Surely someone' s explained all this . .. I just can't find it. Two questions, really:
1. Graphics cards for Business use vs. Gaming use: It seems like all graphics card reviews now are based on gaming performance. We need to understand the relevance of those comparisons -- if any -- to making decisions about purchasing video cards for business machines to improve performance over the integrated Intel Graphics originally provided in our P4 3.0 AGP systems.
Our basic machines are Dell GX270 towers; some of these have been maxed out to 4GB RAM, & -- because we've been told that the stock 250W PSU is too weak to support a separate videocard -- the stock 250W PSU in some has been replaced with PC Power & Cooling's 410W drop-in replacement specifically to support installation of new video cards.
Of course, we don't support our people gaming at the office, but our people do need to be able to deal with photo and video software, both for viewing and editing; so we are interested in video card performance from that perspective and, of course, for any other business performance benefits we can achieve.
In short, we know that upgrading from the integrated graphics (stealing CPU resources & memory from the main system) to getting separate videocards will give us a performance boost, but we just don't know whether paying a bit more for newer/faster graphics performance makes any difference for business uses or, if so, how and to what extent.
So, some sort of basic explanation about evaluating video cards for business use vs. for gaming use would REALLY be helpful. That would include:
Is there a correlation between gaming graphics performance and business or should we be looking at something else?
Are there any specific uses we can make of standard graphics cards reviews in trying to decide which cards/GPUs would be the best choices for us?
What should we know about nVidia v. ATI for business performance or stability?
And what about the improved heat performance of smaller chips (e.g., 55nm vs 90nm - or whatever that measurement is) vs. head to head graphics performance of the chips? Seems like we could get by better with a newer, smaller chip that has the same performance as an older, larger chip, just from the standpoint of PSU requirements.
2. Suggestions?

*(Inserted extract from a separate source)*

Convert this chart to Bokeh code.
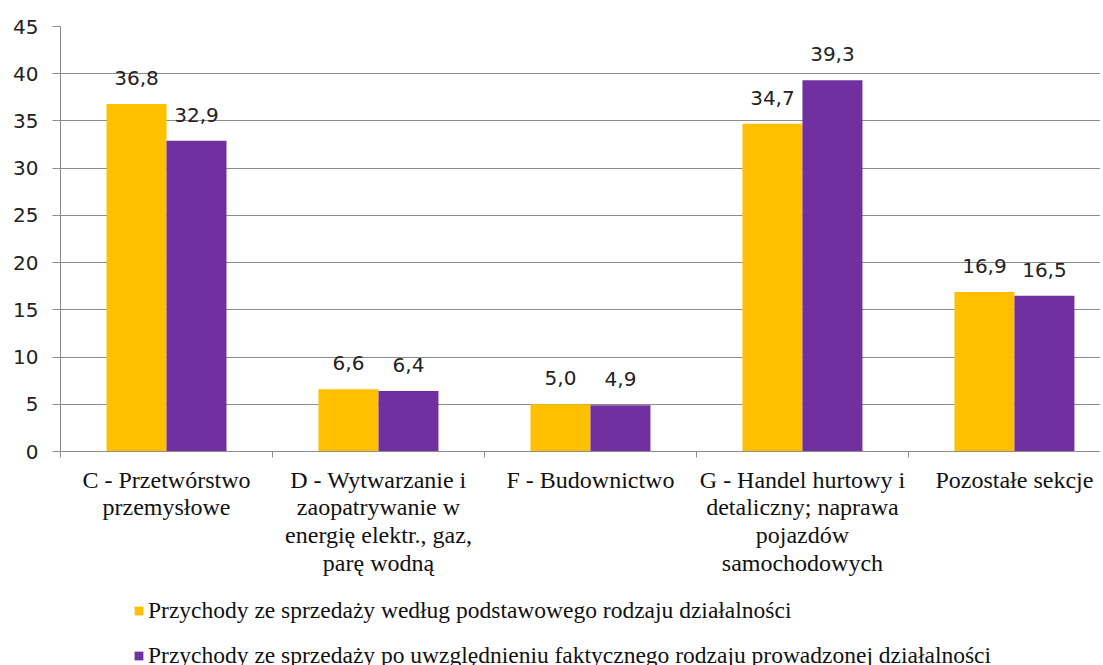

The obvious next question is -- does anyone have suggestions as to specific cards/GPUs we should be looking at for these GP systems? If so, what are they and why do you feel they would be good choices for us? We'd like to have dual-DVI outputs, if possible.
3. I know, I know. Everyone's first reaction is to get all-new systems. That's not an option for us now; but some hardware upgrades are. RAM, PSU, & videocards are OK'd, so we're trying to figure out the best choices for now.

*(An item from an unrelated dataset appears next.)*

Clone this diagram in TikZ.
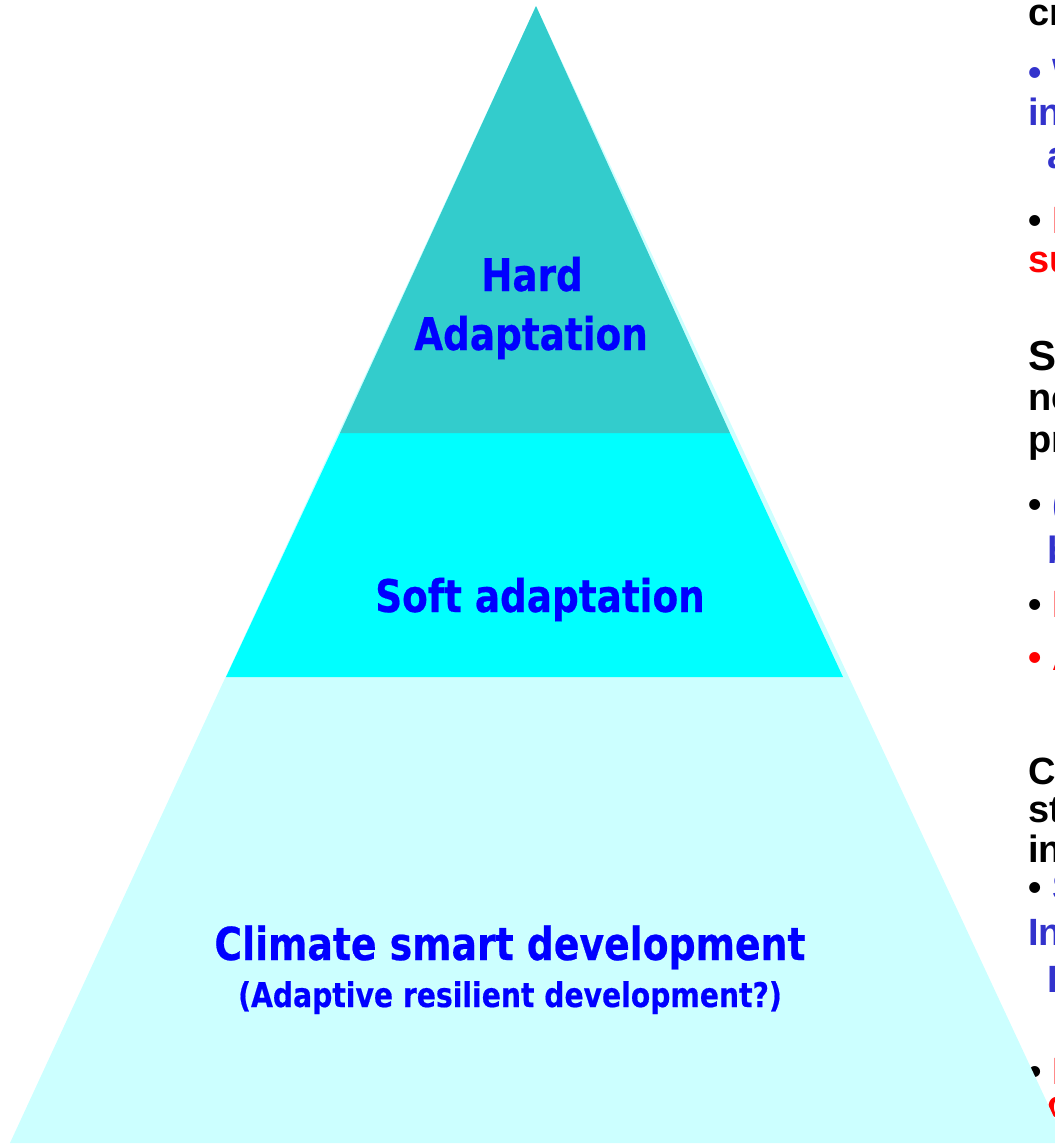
\documentclass[tikz,border=0pt]{standalone}
\usepackage{fontspec}
\setmainfont{Liberation Sans}
\newfontfamily\tahoma[FakeStretch=0.83,FakeBold=0.5]{DejaVu Sans}
\definecolor{bandtop}{HTML}{33CCCC}
\definecolor{bandmid}{HTML}{00FFFF}
\definecolor{bandlow}{HTML}{CCFFFF}
\definecolor{noteblue}{HTML}{3333CC}

\begin{document}
\begin{tikzpicture}[x=1pt,y=-1pt,
    lab/.style={anchor=base,text=blue,inner sep=0pt,
      font=\tahoma\bfseries\fontsize{45}{50}\selectfont},
    note/.style={anchor=base west,inner sep=0pt,
      font=\bfseries\fontsize{38}{40}\selectfont}]
    \path [use as bounding box,clip] (0,0) rectangle (1055,1144);
    % slide text running off the right edge
    \node [note] (cr) at (1028,25) {cr};
    \node [note,text=noteblue] (w) at (1028,85) {• W};
    \node [note,text=noteblue] (in1) at (1028,125) {in};
    \node [note,text=noteblue] (a) at (1047,168) {a};
    \node [note] (i1) at (1028,233) {• \textcolor{red}{I}};
    \node [note,text=red] (su) at (1028,272) {su};
    \node [note,font=\bfseries\fontsize{42}{44}\selectfont] (s1) at (1028,370) {S};
    \node [note] (ne) at (1028,410) {ne};
    \node [note] (pr) at (1028,452) {pr};
    \node [note] (par) at (1028,517) {• \textcolor{noteblue}{(}};
    \node [note,text=noteblue] (b) at (1047,563) {b};
    \node [note] (i2) at (1028,617) {• \textcolor{red}{I}};
    \node [note,text=red] (a2) at (1028,670) {• A};
    \node [note] (c1) at (1028,784) {C};
    \node [note] (st) at (1028,822) {st};
    \node [note] (in2) at (1028,862) {in};
    \node [note] (s2) at (1028,900) {• \textcolor{noteblue}{S}};
    \node [note,text=noteblue] (in3) at (1028,945) {In};
    \node [note,text=noteblue] (i3) at (1047,992) {I};
    \node [note] (i4) at (1028,1084) {• \textcolor{red}{I}};
    \node [note,text=red] (c2) at (1047,1117) {c};
    % pyramid
    \fill [bandlow] (536,6) -- (10,1143) -- (1066,1143) -- cycle;
    \fill [bandmid] (340,433) -- (730,433) -- (843,677) -- (226,677) -- cycle;
    \fill [bandtop] (536,6) -- (340,433) -- (730,433) -- cycle;
    \node [lab] (hard) at (532,291) {Hard};
    \node [lab] (hardb) at (531,350) {Adaptation};
    \node [lab] (soft) at (540,612) {Soft adaptation};
    \node [lab,font=\tahoma\bfseries\fontsize{45.5}{50}\selectfont] (smart) at (510,960) {Climate smart development};
    \node [lab,font=\tahoma\bfseries\fontsize{34}{36}\selectfont] (smartb) at (510,1007) {(Adaptive resilient development?)};
\end{tikzpicture}
\end{document}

Now I may be wrong, but surely integrated graphics steal a small amount of memory and do the processing themselves? the cpu shouldnt be affected? I cant see any tangible benefit from a separate video card? not for the purpose of graphics editing anyway?
In a business environment, a better video card is only useful when doing intensive video editing. In these cases you would be better off with a workstation graphics card (not because they are more powerful, but because the video drivers are not optimized for professional video editing unless you run a workstation card). Tom's has a chart for workstation cards. Anyway, you can see from Tom's CPU charts that most video/photo editing software is really boosted by the CPU and not the graphics card. So I know you don't want to hear it, but if you want to really improve performance, upgrade your CPUs or save your time and money until you can.